Of the thousands of Olympic hopefuls, two Bay Area bobsledders, Andreas Drbal and Maureen Ajoku, are linked through more than just the sport . Long before they dreamed of pushing a sled on an icy track, a San Jose coach was pushing them to compete at the highest level on a very different track.
Drbal, who calls Belmont home, was a track and field star at San Jose's Bellarmine College Prep. At UCLA, he ended up throwing the javelin.
"There was a great opportunity after I finished UCLA. I met a great two time Olympian and he introduced me to the sport, and he said all the qualities I have, my weight, my height, my power, my strength were all good qualifications for bobsled," Drbal said.
Ajoku, a San Jose native, had a similar experience, after graduating from UCSB and having a very successful collegiate track and field career.
"It was introduced by my college coach at UC Santa Barbara," Ajoku said. "He said I have a way for you to get to the Olympics and he said bobsled. I didn't take it seriously at all and he kept pressing the issue and I just gave it a try."

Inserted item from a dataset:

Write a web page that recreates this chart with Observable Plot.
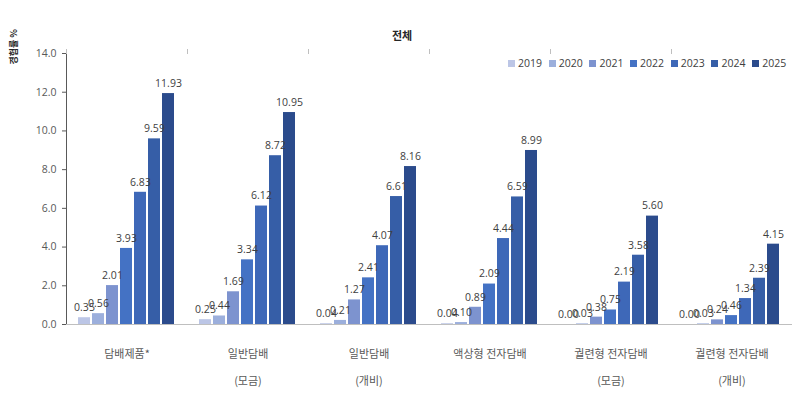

Both Ajoku and Drbal are relatively new to the sport, but both fell in love with it after they got over that initial fear.
"The first time I went down, I thought it was the craziest thing ever. It's like a washing machine," Drbal said.
"I have the 'holy crap feeling' because you never know what to expect when you go down," Ajoku said.
Drbal was named to the U.S. Men's team back in October, but anything can happen between now and the start of the Olympic games.
"Making the National team, there are 11 push athletes and three pilots and you still have to qualify the three sleds, so it's a high pressure for the drivers themselves," Drbal said. "Right now we're still in a pretty tough situation, and from those 11 push athletes, nine will be selected."
Ajoku didn't make the initial cut to the U.S. Women's national bobsled team, but continues to train with them in hopes of getting a last minute call-up. She knows plenty about training through adversity. Both of her parents died within six months of each other, just months after she graduated high school.
"It was one of the hardest things of my entire life, to start college a whole new thing without my parents, and I had to find strength within myself," Ajoku said. She uses her parents as inspiration to keep pushing herself, even on the most difficult days.
Through this high stakes competition simply to make the team, one may has been a steady strength for both Ajoku and Drbal; Belleramine College Prep's track and field coach, Derrick Bell.
"I'm not a bobsled coach, but the principles of bobsled are similar to track," Bell said. "I'm a jump coach so the power and speed of legs are in my line of expertise."
Bell coached Ajoku and Drbal in high school, but he's the first to admit he knew virtually nothing about the sport.
"First thing I thought of was Jamaican bobsled team and how cold it was going to be," Bell said.
Cold yes, but both athletes are intense and fierce competitors, willing to turn up the heat when it counts.
"When you get to race and wear that red, white and blue and see that USA come across the screen as first, that's a special feeling," Drbal said.